— Begin Supplied material —

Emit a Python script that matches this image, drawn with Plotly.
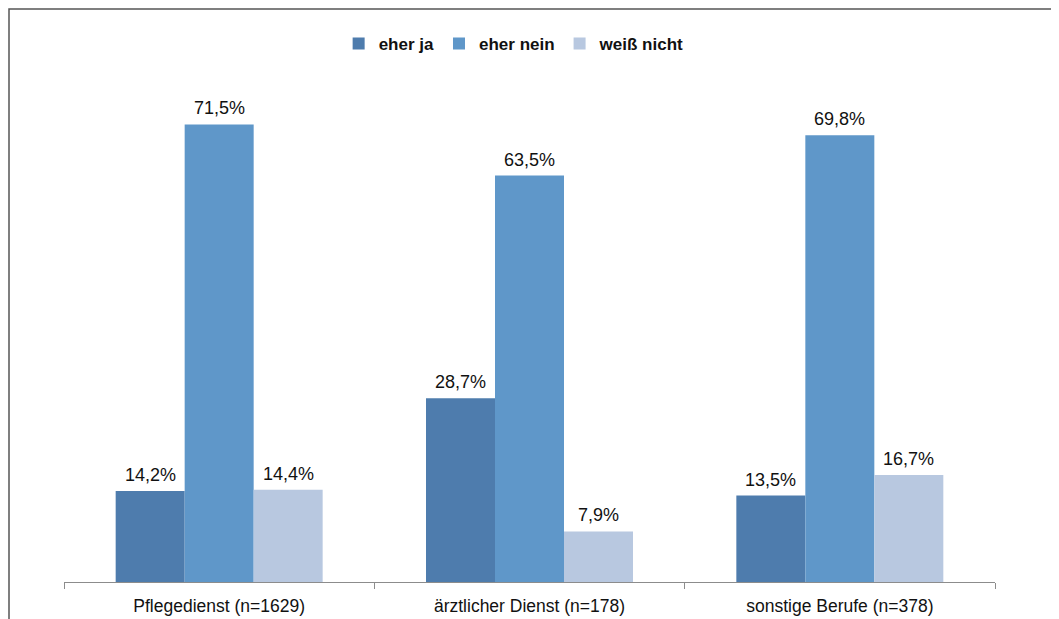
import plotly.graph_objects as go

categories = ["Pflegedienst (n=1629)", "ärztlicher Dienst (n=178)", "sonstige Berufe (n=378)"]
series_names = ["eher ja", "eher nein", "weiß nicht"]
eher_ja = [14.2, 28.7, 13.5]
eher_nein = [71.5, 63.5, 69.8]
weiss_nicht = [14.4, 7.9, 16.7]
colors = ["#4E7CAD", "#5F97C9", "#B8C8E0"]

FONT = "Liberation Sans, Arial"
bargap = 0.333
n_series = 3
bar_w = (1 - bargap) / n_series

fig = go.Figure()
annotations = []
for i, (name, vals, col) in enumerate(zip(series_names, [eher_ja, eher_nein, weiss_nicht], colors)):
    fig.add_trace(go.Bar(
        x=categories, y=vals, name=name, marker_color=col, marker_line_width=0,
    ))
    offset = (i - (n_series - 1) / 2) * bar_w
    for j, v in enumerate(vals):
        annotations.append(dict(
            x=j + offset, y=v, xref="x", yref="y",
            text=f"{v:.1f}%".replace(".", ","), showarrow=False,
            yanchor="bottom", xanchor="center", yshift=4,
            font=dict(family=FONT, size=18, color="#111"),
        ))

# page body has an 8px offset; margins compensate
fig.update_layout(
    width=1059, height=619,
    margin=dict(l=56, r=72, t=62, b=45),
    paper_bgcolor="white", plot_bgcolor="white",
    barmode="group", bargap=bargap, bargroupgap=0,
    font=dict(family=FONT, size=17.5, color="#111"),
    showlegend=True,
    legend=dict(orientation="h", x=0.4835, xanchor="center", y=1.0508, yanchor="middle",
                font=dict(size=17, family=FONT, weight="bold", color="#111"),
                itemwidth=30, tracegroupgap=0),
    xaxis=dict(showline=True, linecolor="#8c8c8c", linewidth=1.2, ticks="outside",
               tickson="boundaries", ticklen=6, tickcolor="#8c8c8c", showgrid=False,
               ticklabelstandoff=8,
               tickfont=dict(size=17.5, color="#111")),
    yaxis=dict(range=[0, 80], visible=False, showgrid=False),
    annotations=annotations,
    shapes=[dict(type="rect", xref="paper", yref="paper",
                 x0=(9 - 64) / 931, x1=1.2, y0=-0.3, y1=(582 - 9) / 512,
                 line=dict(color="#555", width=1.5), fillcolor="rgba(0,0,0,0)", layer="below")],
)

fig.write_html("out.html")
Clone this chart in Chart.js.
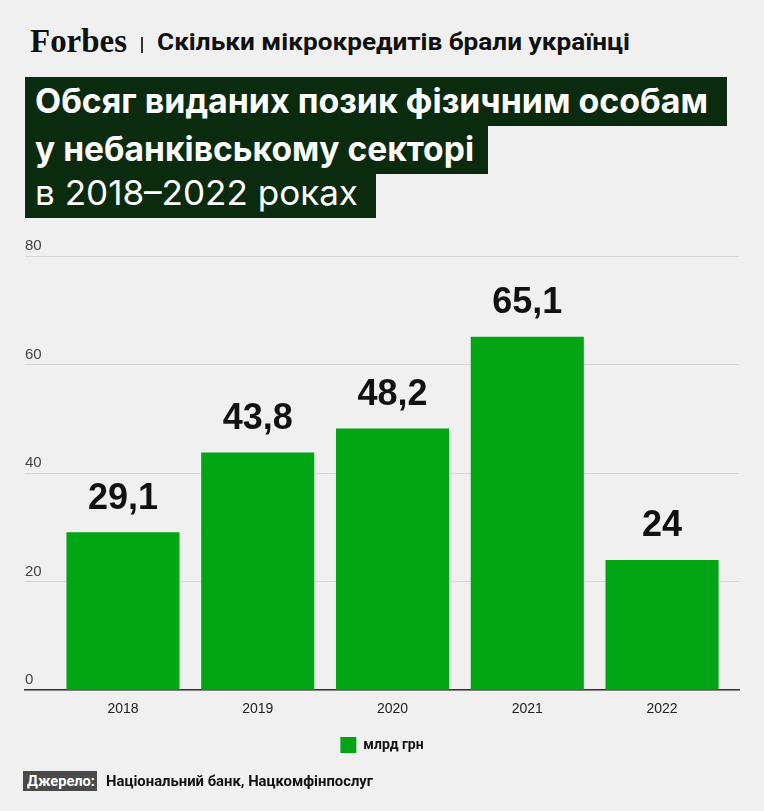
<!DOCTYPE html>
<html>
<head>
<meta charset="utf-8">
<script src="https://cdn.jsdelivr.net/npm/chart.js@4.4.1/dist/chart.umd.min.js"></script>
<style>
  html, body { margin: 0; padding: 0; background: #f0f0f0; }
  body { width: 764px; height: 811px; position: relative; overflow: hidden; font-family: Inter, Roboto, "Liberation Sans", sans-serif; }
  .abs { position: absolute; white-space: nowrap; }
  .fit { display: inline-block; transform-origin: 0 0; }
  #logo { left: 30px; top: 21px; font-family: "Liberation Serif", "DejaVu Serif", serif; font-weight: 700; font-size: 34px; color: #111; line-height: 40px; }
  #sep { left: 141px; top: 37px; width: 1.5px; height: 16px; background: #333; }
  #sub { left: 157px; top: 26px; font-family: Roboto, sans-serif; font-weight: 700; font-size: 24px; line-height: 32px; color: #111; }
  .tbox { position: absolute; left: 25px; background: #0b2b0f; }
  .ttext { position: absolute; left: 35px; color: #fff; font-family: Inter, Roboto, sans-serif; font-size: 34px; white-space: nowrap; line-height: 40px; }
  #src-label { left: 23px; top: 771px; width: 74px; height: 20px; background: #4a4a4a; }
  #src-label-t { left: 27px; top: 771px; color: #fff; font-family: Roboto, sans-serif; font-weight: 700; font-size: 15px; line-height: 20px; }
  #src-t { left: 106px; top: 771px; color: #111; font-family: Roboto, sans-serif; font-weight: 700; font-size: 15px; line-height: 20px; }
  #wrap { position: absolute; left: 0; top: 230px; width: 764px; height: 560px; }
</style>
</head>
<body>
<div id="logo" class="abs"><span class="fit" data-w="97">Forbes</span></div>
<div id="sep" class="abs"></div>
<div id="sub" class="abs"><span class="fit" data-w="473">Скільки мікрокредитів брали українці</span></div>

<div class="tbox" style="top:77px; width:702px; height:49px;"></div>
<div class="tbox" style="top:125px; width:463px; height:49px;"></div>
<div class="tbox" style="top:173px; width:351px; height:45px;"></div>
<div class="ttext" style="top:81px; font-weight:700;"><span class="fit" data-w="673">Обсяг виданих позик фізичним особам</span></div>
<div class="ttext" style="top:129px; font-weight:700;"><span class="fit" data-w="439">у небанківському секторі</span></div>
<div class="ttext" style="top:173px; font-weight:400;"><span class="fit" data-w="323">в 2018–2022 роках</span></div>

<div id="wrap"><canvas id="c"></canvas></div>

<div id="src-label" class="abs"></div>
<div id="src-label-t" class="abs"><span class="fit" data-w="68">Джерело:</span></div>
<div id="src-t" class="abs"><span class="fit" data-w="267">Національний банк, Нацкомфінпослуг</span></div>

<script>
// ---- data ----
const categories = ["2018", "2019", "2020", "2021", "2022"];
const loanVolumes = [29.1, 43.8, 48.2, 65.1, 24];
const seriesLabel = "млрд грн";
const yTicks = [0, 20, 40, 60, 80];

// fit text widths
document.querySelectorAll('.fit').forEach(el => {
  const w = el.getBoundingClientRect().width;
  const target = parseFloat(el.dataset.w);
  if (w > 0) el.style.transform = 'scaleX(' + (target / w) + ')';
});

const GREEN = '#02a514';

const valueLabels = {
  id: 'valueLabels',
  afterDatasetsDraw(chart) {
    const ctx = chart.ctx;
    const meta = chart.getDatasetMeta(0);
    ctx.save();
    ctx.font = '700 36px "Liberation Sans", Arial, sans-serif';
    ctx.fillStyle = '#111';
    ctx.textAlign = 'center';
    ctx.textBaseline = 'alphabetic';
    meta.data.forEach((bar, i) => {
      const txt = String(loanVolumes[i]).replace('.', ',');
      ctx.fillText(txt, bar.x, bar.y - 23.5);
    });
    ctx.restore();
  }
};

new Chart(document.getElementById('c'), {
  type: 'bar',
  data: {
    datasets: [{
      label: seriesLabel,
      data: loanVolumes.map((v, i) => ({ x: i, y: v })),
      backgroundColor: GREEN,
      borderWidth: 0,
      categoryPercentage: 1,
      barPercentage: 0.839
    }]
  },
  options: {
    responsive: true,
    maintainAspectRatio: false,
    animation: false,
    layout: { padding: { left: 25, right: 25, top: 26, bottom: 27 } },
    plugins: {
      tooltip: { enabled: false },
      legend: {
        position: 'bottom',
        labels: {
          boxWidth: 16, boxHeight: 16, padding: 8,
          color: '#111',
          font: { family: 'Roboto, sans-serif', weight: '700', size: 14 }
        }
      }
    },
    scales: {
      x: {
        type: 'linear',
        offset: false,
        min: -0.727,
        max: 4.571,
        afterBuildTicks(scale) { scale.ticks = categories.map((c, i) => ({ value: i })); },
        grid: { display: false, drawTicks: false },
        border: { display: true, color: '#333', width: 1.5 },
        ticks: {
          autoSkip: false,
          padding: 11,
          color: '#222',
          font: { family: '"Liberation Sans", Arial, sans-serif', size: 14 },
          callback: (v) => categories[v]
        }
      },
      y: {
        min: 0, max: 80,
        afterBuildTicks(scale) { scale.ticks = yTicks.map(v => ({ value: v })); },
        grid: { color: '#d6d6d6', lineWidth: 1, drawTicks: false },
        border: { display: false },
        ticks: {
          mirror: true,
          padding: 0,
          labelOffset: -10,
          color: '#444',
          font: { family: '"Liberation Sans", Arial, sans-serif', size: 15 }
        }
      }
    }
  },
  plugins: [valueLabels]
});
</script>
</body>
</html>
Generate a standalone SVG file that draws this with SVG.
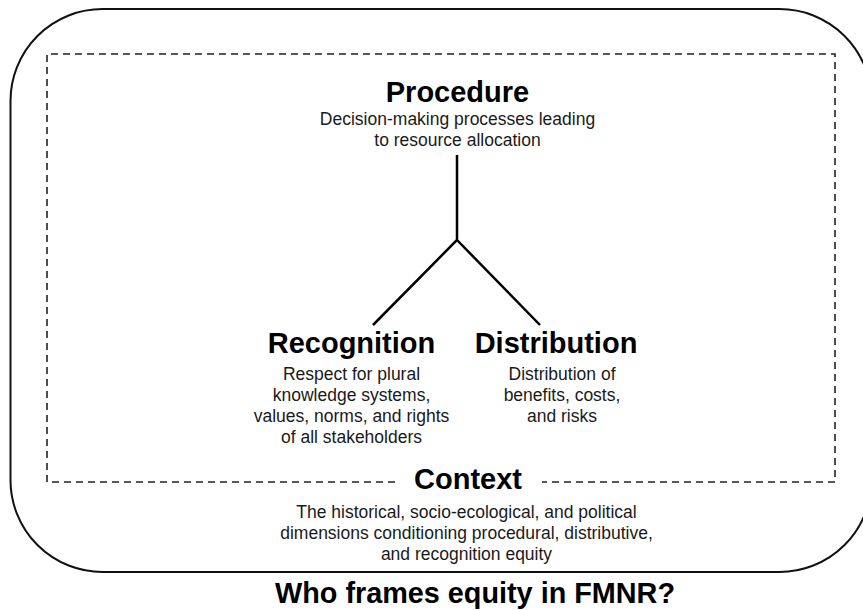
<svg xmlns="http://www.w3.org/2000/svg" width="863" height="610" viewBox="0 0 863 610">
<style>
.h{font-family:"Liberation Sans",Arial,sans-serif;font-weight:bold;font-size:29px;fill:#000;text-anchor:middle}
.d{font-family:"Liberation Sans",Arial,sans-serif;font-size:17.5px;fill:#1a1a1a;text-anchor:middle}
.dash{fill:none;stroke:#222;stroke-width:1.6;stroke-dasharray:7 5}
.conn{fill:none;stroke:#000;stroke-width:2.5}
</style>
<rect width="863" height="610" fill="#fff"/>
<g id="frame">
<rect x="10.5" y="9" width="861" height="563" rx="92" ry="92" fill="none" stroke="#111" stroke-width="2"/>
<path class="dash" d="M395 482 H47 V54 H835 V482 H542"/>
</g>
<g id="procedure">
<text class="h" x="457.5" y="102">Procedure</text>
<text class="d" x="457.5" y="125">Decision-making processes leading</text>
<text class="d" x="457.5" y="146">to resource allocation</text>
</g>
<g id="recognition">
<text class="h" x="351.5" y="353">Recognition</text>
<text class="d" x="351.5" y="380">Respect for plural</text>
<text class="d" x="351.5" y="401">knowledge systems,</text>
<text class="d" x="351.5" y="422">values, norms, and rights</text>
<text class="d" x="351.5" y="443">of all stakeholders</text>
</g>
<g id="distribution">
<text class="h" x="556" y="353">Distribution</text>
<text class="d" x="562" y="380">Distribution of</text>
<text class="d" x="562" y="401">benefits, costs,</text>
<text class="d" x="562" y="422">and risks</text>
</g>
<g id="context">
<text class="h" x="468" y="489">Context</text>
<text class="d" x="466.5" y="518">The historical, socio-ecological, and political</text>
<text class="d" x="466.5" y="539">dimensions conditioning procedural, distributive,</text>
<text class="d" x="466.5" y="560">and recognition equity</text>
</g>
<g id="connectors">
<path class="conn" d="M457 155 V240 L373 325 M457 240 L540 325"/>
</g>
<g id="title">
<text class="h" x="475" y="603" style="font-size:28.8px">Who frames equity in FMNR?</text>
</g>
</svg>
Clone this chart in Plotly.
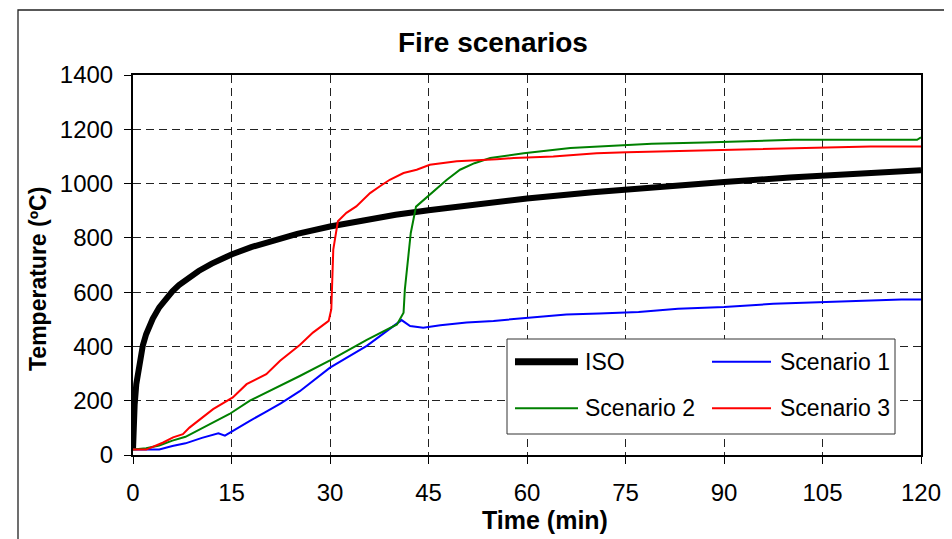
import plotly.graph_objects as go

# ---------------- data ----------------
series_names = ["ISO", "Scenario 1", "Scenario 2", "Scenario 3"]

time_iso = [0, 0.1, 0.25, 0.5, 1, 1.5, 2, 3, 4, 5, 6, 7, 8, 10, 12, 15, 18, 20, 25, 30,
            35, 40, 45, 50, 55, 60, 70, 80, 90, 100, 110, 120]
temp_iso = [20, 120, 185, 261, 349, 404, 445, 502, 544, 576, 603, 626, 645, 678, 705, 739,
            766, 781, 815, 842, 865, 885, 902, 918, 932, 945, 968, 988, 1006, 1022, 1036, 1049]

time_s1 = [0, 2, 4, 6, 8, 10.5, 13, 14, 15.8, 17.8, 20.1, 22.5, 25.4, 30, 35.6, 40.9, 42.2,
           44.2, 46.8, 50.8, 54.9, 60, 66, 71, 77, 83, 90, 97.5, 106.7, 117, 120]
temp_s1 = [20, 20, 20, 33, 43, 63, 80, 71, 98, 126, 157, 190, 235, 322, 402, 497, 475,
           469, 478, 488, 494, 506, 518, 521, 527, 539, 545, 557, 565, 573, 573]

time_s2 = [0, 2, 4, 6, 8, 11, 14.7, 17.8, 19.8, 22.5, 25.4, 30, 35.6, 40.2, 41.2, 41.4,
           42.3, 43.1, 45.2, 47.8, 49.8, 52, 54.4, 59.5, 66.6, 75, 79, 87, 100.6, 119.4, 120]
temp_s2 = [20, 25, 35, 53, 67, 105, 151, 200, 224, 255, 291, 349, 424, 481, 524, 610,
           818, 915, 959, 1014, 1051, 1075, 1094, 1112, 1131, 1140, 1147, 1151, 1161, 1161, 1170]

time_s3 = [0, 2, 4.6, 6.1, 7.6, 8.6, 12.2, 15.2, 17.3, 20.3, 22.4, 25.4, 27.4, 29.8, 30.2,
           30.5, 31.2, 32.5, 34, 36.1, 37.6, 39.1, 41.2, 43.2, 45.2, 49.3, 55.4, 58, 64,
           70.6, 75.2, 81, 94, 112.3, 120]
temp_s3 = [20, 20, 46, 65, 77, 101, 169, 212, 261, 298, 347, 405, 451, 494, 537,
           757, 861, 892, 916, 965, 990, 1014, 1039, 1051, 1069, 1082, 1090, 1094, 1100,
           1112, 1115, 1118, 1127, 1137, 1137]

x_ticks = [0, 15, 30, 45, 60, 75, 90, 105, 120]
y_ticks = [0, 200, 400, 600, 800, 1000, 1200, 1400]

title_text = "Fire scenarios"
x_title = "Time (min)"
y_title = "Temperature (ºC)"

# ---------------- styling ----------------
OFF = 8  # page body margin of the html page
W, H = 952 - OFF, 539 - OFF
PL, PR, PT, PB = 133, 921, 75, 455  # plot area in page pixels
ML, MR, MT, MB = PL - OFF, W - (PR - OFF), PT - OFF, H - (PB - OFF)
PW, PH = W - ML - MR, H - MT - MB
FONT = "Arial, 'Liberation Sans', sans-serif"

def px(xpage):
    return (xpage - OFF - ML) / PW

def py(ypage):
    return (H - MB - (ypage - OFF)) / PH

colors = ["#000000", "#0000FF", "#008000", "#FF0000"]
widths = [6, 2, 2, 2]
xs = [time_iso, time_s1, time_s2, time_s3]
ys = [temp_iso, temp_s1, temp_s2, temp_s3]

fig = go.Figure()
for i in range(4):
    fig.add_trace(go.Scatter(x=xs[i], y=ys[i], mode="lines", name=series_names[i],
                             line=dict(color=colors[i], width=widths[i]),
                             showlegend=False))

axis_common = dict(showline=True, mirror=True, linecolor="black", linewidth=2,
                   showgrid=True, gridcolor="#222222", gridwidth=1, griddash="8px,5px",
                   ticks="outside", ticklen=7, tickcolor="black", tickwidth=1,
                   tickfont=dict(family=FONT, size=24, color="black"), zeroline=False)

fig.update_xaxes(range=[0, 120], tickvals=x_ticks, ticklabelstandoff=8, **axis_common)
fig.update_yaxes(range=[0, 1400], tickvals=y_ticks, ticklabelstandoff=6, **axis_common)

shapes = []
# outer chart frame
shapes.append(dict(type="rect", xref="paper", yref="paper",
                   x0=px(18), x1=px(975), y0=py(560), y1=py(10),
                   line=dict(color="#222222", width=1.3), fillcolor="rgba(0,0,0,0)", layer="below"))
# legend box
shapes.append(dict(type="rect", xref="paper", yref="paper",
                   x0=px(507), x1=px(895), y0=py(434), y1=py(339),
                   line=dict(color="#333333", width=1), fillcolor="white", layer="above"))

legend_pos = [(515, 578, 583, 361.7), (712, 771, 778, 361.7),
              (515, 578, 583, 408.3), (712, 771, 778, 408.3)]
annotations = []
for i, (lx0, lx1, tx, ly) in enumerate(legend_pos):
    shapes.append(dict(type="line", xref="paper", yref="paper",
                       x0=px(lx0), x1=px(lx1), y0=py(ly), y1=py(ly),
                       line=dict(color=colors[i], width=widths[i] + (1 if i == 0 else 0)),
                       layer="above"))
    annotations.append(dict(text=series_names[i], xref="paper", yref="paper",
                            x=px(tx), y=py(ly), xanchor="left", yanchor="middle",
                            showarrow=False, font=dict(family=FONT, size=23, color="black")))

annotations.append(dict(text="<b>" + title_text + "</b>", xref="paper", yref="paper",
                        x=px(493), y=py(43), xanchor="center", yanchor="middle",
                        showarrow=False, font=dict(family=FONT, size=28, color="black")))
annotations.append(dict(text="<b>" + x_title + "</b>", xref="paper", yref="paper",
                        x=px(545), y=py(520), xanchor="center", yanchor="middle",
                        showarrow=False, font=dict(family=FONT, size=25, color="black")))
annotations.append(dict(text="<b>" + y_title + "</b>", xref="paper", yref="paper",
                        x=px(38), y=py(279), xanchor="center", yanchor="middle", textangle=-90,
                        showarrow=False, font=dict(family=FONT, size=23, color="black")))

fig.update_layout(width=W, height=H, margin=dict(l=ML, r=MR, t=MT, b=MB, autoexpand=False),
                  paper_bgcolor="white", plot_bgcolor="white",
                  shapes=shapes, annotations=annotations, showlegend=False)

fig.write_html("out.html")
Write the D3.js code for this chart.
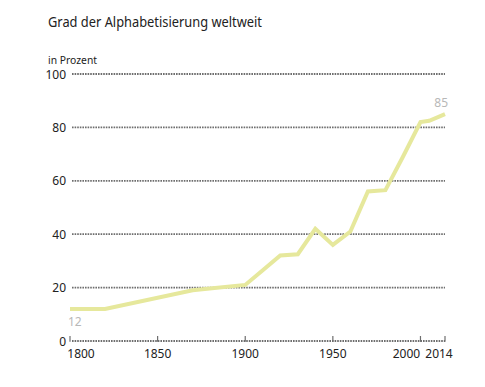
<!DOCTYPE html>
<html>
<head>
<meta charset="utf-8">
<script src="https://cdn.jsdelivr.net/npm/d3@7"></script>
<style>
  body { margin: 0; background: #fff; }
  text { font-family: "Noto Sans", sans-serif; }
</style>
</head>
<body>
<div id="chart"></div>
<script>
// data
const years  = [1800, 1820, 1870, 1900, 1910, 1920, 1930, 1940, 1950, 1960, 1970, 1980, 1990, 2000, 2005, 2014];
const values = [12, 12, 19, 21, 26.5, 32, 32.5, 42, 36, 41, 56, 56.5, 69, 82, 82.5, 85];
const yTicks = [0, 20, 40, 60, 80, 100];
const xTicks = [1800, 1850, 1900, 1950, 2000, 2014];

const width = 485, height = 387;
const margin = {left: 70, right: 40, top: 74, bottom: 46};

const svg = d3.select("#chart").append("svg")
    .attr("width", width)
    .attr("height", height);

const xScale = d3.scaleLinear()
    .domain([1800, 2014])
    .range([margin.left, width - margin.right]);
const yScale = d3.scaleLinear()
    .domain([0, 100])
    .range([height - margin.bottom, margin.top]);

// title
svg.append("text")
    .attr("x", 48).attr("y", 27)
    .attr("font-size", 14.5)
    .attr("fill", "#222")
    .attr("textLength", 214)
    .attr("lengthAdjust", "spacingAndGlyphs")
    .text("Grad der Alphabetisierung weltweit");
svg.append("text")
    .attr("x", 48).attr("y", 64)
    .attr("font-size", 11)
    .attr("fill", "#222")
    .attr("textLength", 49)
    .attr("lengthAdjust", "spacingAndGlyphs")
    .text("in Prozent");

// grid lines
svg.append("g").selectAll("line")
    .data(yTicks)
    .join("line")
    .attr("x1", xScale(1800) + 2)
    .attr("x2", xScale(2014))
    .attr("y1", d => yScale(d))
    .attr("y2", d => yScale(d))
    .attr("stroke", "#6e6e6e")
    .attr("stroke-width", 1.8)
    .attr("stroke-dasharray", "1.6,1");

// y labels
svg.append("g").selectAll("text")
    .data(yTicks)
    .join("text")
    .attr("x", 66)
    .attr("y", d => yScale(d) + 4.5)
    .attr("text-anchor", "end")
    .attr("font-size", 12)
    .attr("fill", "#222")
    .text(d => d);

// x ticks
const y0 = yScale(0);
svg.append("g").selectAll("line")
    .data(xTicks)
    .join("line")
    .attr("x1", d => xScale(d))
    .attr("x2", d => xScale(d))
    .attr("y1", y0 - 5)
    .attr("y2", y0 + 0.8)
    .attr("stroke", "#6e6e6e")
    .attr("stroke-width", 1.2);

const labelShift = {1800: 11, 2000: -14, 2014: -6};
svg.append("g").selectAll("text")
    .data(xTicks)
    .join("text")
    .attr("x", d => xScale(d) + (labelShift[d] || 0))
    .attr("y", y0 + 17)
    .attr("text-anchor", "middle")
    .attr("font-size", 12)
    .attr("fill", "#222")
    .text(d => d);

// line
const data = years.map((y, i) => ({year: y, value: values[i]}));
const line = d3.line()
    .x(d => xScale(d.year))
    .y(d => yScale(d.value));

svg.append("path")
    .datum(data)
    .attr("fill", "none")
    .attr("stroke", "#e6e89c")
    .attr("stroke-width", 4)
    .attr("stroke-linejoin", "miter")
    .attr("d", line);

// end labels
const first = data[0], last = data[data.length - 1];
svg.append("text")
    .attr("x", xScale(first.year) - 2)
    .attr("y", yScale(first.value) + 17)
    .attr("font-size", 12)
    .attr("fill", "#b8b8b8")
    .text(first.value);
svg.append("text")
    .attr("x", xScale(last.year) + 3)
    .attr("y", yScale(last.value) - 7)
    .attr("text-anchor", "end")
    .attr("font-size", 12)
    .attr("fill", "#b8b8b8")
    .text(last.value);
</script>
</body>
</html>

— End Supplied material —

Which lines hold the word "with"? Copy all of them.

Response to this exercise ::
Emit a Python script that matches this image, drawn with Plotly.
Generate a standalone SVG file that draws this with SVG.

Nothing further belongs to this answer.